Since a portion of the beanfield site was believed to be the site of a French settlement in the 18th and early 19th centuries, a 2001 study showed some restrictions affecting what could be built on those areas. But it doesn’t eliminate using large portions of the site, former city attorney Walter Brown said.

“If we pool our resources, for example, if we put soccer fields on the beanfield, you can have band practice on it,” he said. “We’ve just got to be real creative in what we do.”

Brown suggested the site would probably need to include many features, including baseball and softball fields and likely a swimming pool, but that the details could be decided by a group of citizens later in the process.

The group of leaders discussed a way to gauge public support for such a countywide recreation complex and have found a low-cost way to poll the public, Brown said.

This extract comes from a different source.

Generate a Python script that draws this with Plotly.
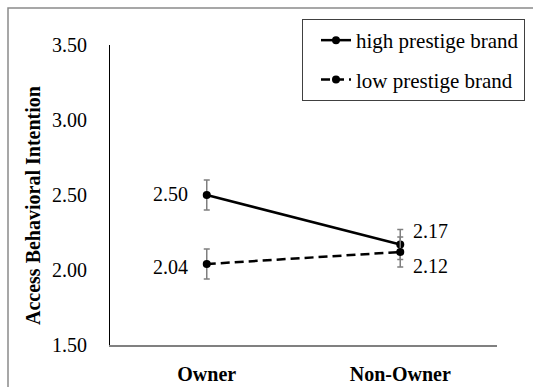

Since the county has already scheduled a special election to fill the unexpired term of the late Adams County Sheriff Ronny Brown, who died in March, the county is positioned to gauge public sentiment at virtually no additional cost.

“We need to know what the people want us to do,” Supervisor Mike Lazarus said. “It’s going to cost us some money to move forward (with planning a recreation complex). We need to know if the people are going to be behind us.”

Placing a non-binding referendum on November’s ballot to see if the public would support — in theory — a later bond issue if required to fund the complex would give all of the parties — city, county and school district — the nod of approval, Brown said.

“I believe everybody in this room embraces the concept,” Watts said. “Everybody wants this; you have to figure out how to pay for it.”

Brown said the details of how to pay for it and how much the facility would ultimately cost could still be debated and decided later, but that getting a non-binding referendum on the ballot would help leaders know if such a recreation project is worth pursuing.

Even if the referendum were to pass, supervisors could still call for an official election — or 1,500 voters could do so on their own — to decide if a bond issue had support.

Putting a bond issue on the ballot would take much longer than would a non-binding referendum because it would involve having to get the U.S. Justice Department to approve it under the Voting Rights Act of 1965, a process Brown said could take six months or more.

Members of the group now plan to take the proposal before the full city and county boards along with the Natchez-Adams School Board for discussion and consideration, too.

“We’re going to have recreation,” Brown said. “We’re going to have school recreation, city recreation and county recreation. Or we can consolidate it. The goal is to get the maximum recreational facility we can afford for the least amount of funds.”